Sadly, the advent of now ubiquitous 3-D graphic technologies quickly rendered all that - and me - irrelevant to the gaming industry. But man, what a nice ride it was while it lasted. Those were early, but exciting days, and though I didn't fully realize it at the time, my three years with Lucasfilm Games in Marin turned out to be the most creative and enjoyable of my illustration career. I always think of the great folks I worked with there with tremendous admiration and gratitude. Working with them was always inspiring, and shaped much of my subsequent professional life as I did digital work for a host of other entertainment software companies.

Today, still in love with storytelling, I have moved on to writing as my medium. Having just seen the publication of my first fantasy novel, "The Book of Joby," from TOR books in New York, I am currently finishing the next in a whole flock of other novels circling the airport in my head. For further info, visit my website: www.markferrari.com

George "Fatman" Sanger, Sound

I got the LOOM gig through Dave Warhol, now of Realtime Associates. He also was programmer on my first gig, Thin Ice for Intellivision. He also got me back into the industry after The Great Crash of '84. AND when Richard Garriott called Dave to do music for the Wing Commander gig, Dave suggested that Richard call me. So that's Dave Warhol. Nice guy. Plays trombone.
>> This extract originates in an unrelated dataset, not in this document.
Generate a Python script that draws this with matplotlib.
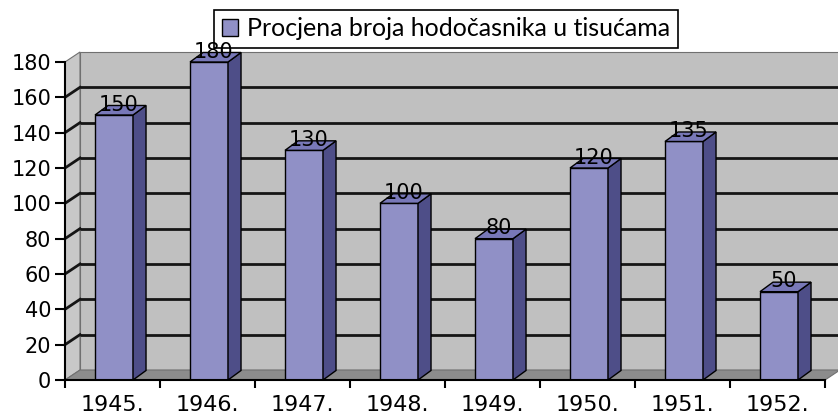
import matplotlib.pyplot as plt
from matplotlib.patches import Polygon, Patch

years = ["1945.", "1946.", "1947.", "1948.", "1949.", "1950.", "1951.", "1952."]
values = [150, 180, 130, 100, 80, 120, 135, 50]
yticks = [0, 20, 40, 60, 80, 100, 120, 140, 160, 180]
legend_label = "Procjena broja hodočasnika u tisućama"

front = "#9090C6"
side = "#4E4E88"
top = "#7878B8"
wall = "#C0C0C0"
floor = "#8C8C8C"

# pixel scale: 95 px per category, 1.7667 px per unit
dxw, dyw = 15 / 95, 10 / 1.7667      # wall depth
dxb, dyb = 13 / 95, 9.5 / 1.7667     # bar depth
n = len(values)
xmax = n - 0.5 + dxw

fig = plt.figure(figsize=(8.38, 4.19), dpi=100)
ax = fig.add_axes([65 / 838, 39 / 419, 775 / 838, 335 / 419])
ax.set_xlim(-0.5, xmax)
ax.set_ylim(0, 335 / 1.7667)
ax.set_facecolor("none")

x0 = -0.5
# back wall
ax.add_patch(Polygon([(x0 + dxw, dyw), (xmax, dyw), (xmax, 180 + dyw), (x0 + dxw, 180 + dyw)],
                     closed=True, fc=wall, ec="#707070", lw=0.8, zorder=1, clip_on=False))
# left wall
ax.add_patch(Polygon([(x0, 0), (x0 + dxw, dyw), (x0 + dxw, 180 + dyw), (x0, 180)],
                     closed=True, fc="#C8C8C8", ec="#707070", lw=0.8, zorder=1, clip_on=False))
# gridlines
for v in yticks[1:-1]:
    ax.plot([x0 + dxw, xmax], [v + dyw, v + dyw], color="#151515", lw=2.0, zorder=2,
            solid_capstyle="butt", clip_on=False)
    ax.plot([x0, x0 + dxw], [v, v + dyw], color="#151515", lw=2.0, zorder=2, clip_on=False)
# floor
ax.add_patch(Polygon([(x0, 0), (n - 0.5, 0), (n - 0.5 + dxw, dyw), (x0 + dxw, dyw)],
                     closed=True, fc=floor, ec="#707070", lw=0.8, zorder=3, clip_on=False))

# bars
xs = [i - 0.184 for i in range(n)]
w = 0.4
ax.bar(xs, values, width=w, align="edge", color=front, edgecolor="black",
       lw=1.0, zorder=5)
for x, v in zip(xs, values):
    ax.add_patch(Polygon([(x + w, 0), (x + w + dxb, dyb), (x + w + dxb, v + dyb), (x + w, v)],
                         closed=True, fc=side, ec="black", lw=1.0, zorder=5))
    ax.add_patch(Polygon([(x, v), (x + w, v), (x + w + dxb, v + dyb), (x + dxb, v + dyb)],
                         closed=True, fc=top, ec="black", lw=1.0, zorder=5))
    ax.text(x + w / 2 + 0.05, v + 2.5, str(v), ha="center", va="baseline",
            fontsize=15, color="black", zorder=8, clip_on=False)

# axes
for s in ["top", "right"]:
    ax.spines[s].set_visible(False)
ax.spines["left"].set_bounds(0, 180)
ax.spines["bottom"].set_bounds(-0.5, n - 0.5)
for s in ["left", "bottom"]:
    ax.spines[s].set_linewidth(1.5)
    ax.spines[s].set_zorder(7)
ax.set_yticks(yticks)
ax.set_yticklabels([str(t) for t in yticks], fontsize=15)
ax.tick_params(axis="y", direction="out", length=7, width=1.5, pad=3)
ax.set_xticks([i - 0.5 for i in range(n + 1)])
ax.set_xticklabels([])
ax.set_xticks(range(n), minor=True)
ax.set_xticklabels(years, minor=True, fontsize=16)
ax.tick_params(axis="x", which="major", direction="out", length=6, width=1.5)
ax.tick_params(axis="x", which="minor", length=0, pad=11)

leg = ax.legend(handles=[Patch(fc=front, ec="black", lw=1.0)], labels=[legend_label],
                loc="upper center", bbox_to_anchor=(446 / 838, 1 - 10 / 419),
                bbox_transform=fig.transFigure, borderaxespad=0,
                frameon=True, fancybox=False, edgecolor="black", framealpha=1,
                borderpad=0.3, handlelength=0.65, handleheight=0.65, handletextpad=0.35,
                prop={"family": "Lato", "size": 18})
leg.get_frame().set_linewidth(1.2)
leg.set_zorder(7.5)

fig.savefig("out.png", dpi=100)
Now, I had never met Brian Moriarty, but as I recall he just mailed me the scores to seven or so movements of Swan Lake, and said, "go." What's not so obvious might be:

  • That musical choice was a brilliant one, thematically.
  • It was highly unusual to feature so much "quality" music in a game.
  • The interface was based on music. People have been trying to do that ever since. In many ways, LOOM still holds the trophy for best use of music in that regard.
  • It was highly unusual for a game developer to help that much (in an actually helpful way) with music! Those scores cost money ya know. And it's hard to just "guess the notes" from a CD, which is usually what happens.
  • The game came out as one of the first to support the rare and exotic MT-32 sound module, the next step up from the then-cutting-edge Adlib type cards. I was only asked to arrange the music for MT-32, which was relatively easy given the kind of demands that soundcard support can make on a musician. Hence I was free to deal with the musicality of the arrangement more than having to struggle with the mechanics.
  • LOOM ads would have that slogan "art by real artists." Whatever the hell that means. One can certainly say that the Swan Lake music is "music by real musicians."
  • I used Mark of the Unicorn Performer on a Mac, which did not even BUG let alone crash for the five or so years I used it. The interface was perfect, and it always performed as expected. It spoiled me. I didn't have a PC yet. Ah. Happy Days.
  • I bought a Seiji Ozawa (SP?) CD and, using the tap-tempo feature of Performer, tapped along with his recording, copied his tempos, which was a hugely expressive part of the music. It was radically different from most "classical music on a computer," which was usually done with a fixed tempo and came out sounding deathly cold.
  • I took a second and third pass through the music, matching my dynamics and instrumental balance to his.
  • There was even one spot where the time signature was ONE/ONE (musicians will poop here) and the tempo was so fast that the file wouldn't play back on [popular sequencing software] Cakewalk. Dave W. called Greg Hendershott (Cakewalk founder, and I think at that time sole employee) who said, "Why would anybody want to do any music that fast anyway???" He fixed the program to accommodate us, but I recently noticed that even my modern version of Nuendo has an upper tempo limit of 300 BPM, which I think makes the same assumption as Ancient Greg of Yore. Greg and I are friends now. I think. Before he read this, anyway.
  • LOOM was the one game I worked on that my parents played all the way through. My first very bonding casual conversation with Brian Moriarty at my first GDC was on this topic. "What other games could my parents play?" Brian says, "um.. .Monkey Island, maybe, and, um, nothing else." "WHY IS THAT???" "I KNOW! I KNOW!"
  • At that GDC, they gave out the first game awards. Two of the three nominees for best audio were LOOM and Wing Commander. WC won. Origin kept the award, but I made my own certificates (2 copies), got Chris Roberts (under protest) and Dave Roach (then audio direcor at Origin) to sign it, and gave a copy to co-composer Dave Govett and kept one. I should give another copy to my friend, now bandmate, Marc Schaefgen, (http://www.captainsofthechessteam.com) who did all the FM for that. That's the hard work right there. But I digress.
  • LOOM shipped with a mood-setting story on an audio cassette. I was disappointed that I wasn't called up to do the music for that. Poor me.
  • A Japanese company put out a CD of Swan Lake that was "inspired by the score for LOOM by George Alistair Sanger." WOW! It even featured a jazz quartet. I gotta listen to that again now. Brian sent me a copy. See how nice he is?
  • Brian also sent me a signed and numbered copy of the finished game. Nobody has done that since. We're talking 25 years in the business.

Dave Warhol, Sound

I had done a few soundtracks and soundtrack conversions for Lucasfilm Games when I got the opportunity to work on Loom for Brian Moriarty. He wanted to use the music from Swan Lake, which of course is an integral part of the game. When I first heard about it, I thought it would be cliche! Thankfully nobody listened to me, and it turned out to be one of the many contributors to the game's success.

I was contracted to do the PC music and for the first time to support the Roland MT-32, the then-state-of-the-art synthesizer module being used for games. I didn't personally have the bandwidth to do the MT-32 arrangements, so got George Sanger involved in doing that.

To this date, I have never seen Swan Lake performed! But it will ring with familiarity once I do.